The PEACE method, which "encourages more of a dialogue between investigator and suspect", was developed in Britain in response to the realisation that psychologically coercive techniques often led to false confessions. In 2015, the Royal Canadian Mounted Police adopted a new standard influenced by the PEACE model. Sergeant Darren Carr, who trains police with the new approach, described it as "less Kojak and more Dr. Phil". There is some resistance to adopting the PEACE model in Canada. This approach avoids the use of deceptive information to overwhelm suspects. It emphasizes information gathering over eliciting confessions and discourages investigators from presuming a suspect's guilt.

== Stages ==
=== Planning and preparation ===
Without proper planning and preparation, many interviews fail before they even begin. Here, planning is "the mental process of getting ready to interview" and preparation is "considering what needs to be made ready prior to interview". This stage involves goals such as: understanding the purpose of the interview; obtaining as much background information as possible on the incident under investigation; defining the aims and objectives of the interview; assessing what evidence is available and from where it was obtained; assessing what evidence is needed and how it can be obtained.
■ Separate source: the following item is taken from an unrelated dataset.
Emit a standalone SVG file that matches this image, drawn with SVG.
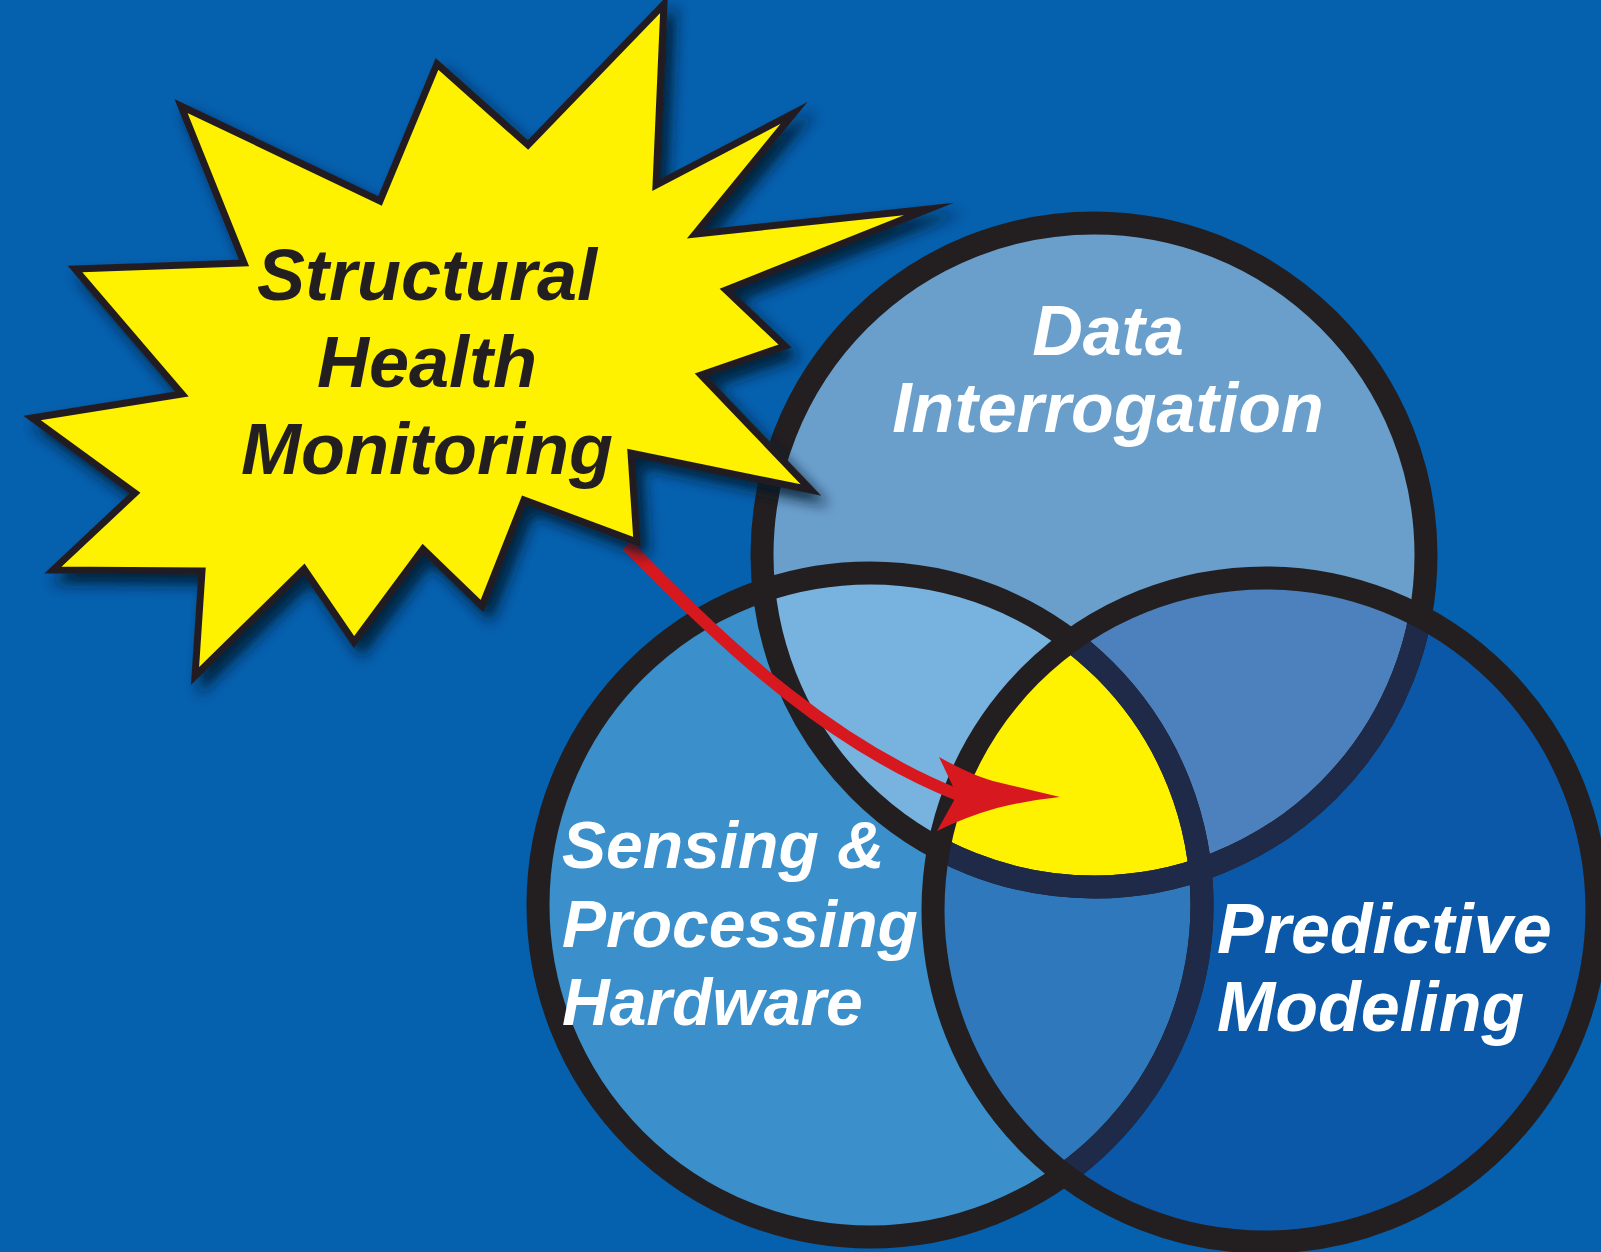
<svg xmlns="http://www.w3.org/2000/svg" width="1601" height="1252" viewBox="0 0 1601 1252">
<style>
.lbl{font-family:"Liberation Sans",Arial,sans-serif;font-weight:bold;font-style:italic;}
.white{fill:#ffffff;}
.dark{fill:#231f20;}
.ring{fill:none;stroke:#231f20;stroke-width:23;}
.ringN{fill:none;stroke:#1f2a48;stroke-width:23;}
</style>
<defs>
<clipPath id="cT"><circle cx="1094" cy="555" r="332"/></clipPath>
<clipPath id="cL"><circle cx="870" cy="905" r="332"/></clipPath>
<clipPath id="cR"><circle cx="1265" cy="910" r="332"/></clipPath>
<filter id="shadow" x="-20%" y="-20%" width="140%" height="140%">
<feDropShadow dx="8" dy="10" stdDeviation="7" flood-color="#00132b" flood-opacity="0.85"/>
</filter>
</defs>
<rect x="0" y="0" width="1601" height="1252" fill="#0560ae"/>

<g id="node-data">
<circle cx="1094" cy="555" r="332" fill="#6a9fcc"/>
</g>
<g id="node-sensing">
<circle cx="870" cy="905" r="332" fill="#3b8fca"/>
</g>
<g id="node-predictive">
<circle cx="1265" cy="910" r="332" fill="#0a58a7"/>
</g>
<g id="overlaps">
<circle cx="870" cy="905" r="332" fill="#77b3de" clip-path="url(#cT)"/>
<circle cx="1265" cy="910" r="332" fill="#4c81bd" clip-path="url(#cT)"/>
<circle cx="1265" cy="910" r="332" fill="#2f78bb" clip-path="url(#cL)"/>
<g clip-path="url(#cL)"><circle cx="1265" cy="910" r="332" fill="#fff200" clip-path="url(#cT)"/></g>
</g>
<g id="rings">
<circle class="ring" cx="1094" cy="555" r="332"/>
<circle class="ring" cx="870" cy="905" r="332"/>
<g clip-path="url(#cR)">
<circle class="ringN" cx="1094" cy="555" r="332"/>
<circle class="ringN" cx="870" cy="905" r="332"/>
</g>
<circle class="ring" cx="1265" cy="910" r="332"/>
</g>

<g id="connectors">
<path d="M627,545 C737,659 838,747 958,795" fill="none" stroke="#d7191f" stroke-width="12"/>
<path d="M939,757 Q975,777 997,782 Q1030,790 1060,797 Q1030,800 997,808 Q965,817 937,831 L957,795 Z" fill="#d7191f"/>
</g>

<g id="node-shm">
<polygon filter="url(#shadow)" fill="#fff200" stroke="#231f20" stroke-width="7" stroke-linejoin="miter" stroke-miterlimit="12"
points="664,4 656,185 794,113 695,234 929,209 726,290 785,346 701,375 811,490 631,453 637,542 524,500 482,606 423,549 354,642 304,569 195,676 202,571 53,570 135,493 32,418 182,394 75,269 244,263 181,106 380,201 437,64 528,145"/>
<text class="lbl dark" font-size="72" text-anchor="middle" x="427" y="300">Structural</text>
<text class="lbl dark" font-size="72" text-anchor="middle" x="427" y="387">Health</text>
<text class="lbl dark" font-size="72" text-anchor="middle" x="427" y="474">Monitoring</text>
</g>

<g id="labels">
<text class="lbl white" font-size="70" text-anchor="middle" x="1108" y="355">Data</text>
<text class="lbl white" font-size="70" text-anchor="middle" x="1108" y="432">Interrogation</text>
<text class="lbl white" font-size="66" x="562" y="868">Sensing &amp;</text>
<text class="lbl white" font-size="66" x="562" y="947">Processing</text>
<text class="lbl white" font-size="66" x="562" y="1025">Hardware</text>
<text class="lbl white" font-size="70" x="1217" y="953">Predictive</text>
<text class="lbl white" font-size="70" x="1217" y="1031">Modeling</text>
</g>
</svg>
=== Engage and explain ===
The purpose of this stage is to establish rapport and is described in the literature as the most influential aspect in whether or not an interview is successful. It involves showing concern for the subject's welfare by asking how they want to be addressed, how much time they've got available to be interviewed and giving reassurance if the person seems anxious or nervous.

=== Account — Clarification and challenge ===
This stage is where the interviewer attempts to obtain a full account of events from the subject without interrupting. Once the subject has explained what happened, the interviewer can ask follow up questions which allow them to expand and clarify their account of events. If necessary this may involve challenging aspects of the interviewee's story if contradictory information is available.

=== Closure ===
This stage involves summarizing the subject's account of what happened and is designed to ensure there is mutual understanding between interviewer and interviewee about what has taken place. It also involves verifying that everything that needs to be discussed has been covered.

=== Evaluation ===
This stage requires the interviewer to examine whether they achieved what they wanted from the interview; to review the status of the investigation in the light of any new information that was received; and to reflect upon how well the interview went and what, if anything, could have been done differently.

== Effectiveness ==
How well the PEACE method works appears to depend primarily on how well trained the interviewers are. In a study published in the British Psychological Society related to benefit fraud, 63% of (non-police) interviewers who displayed an acceptable level of competence in their interviewing ability obtained comprehensive accounts or full confessions from subjects. Even when subjects denied any offending, these interviewers still obtained a comprehensive account of what happened. This reaffirmed the importance of eliciting and fully testing the suspects’ accounts of events. In the same study, 92% of interviewers who did not display competence in their interviewing technique failed to obtain a comprehensive account of events or a confession from their subjects.

However, skill and training are not the only factors at play. Half the suspects in this study confessed even though the interviewers' skills were considered less than satisfactory. This suggests that "some suspects enter the interview room having decided to confess and will carry out this decision irrespective of the investigator’s performance".

In addition to investigations into benefit fraud, several studies have noted that training the police in the PEACE model has also produced beneficial results.

== International adoption ==

As of November 2017, the PEACE method has been adopted by police forces in Australia, New Zealand, Norway, and parts of Canada. Vietnam and Indonesia are also considering using this approach.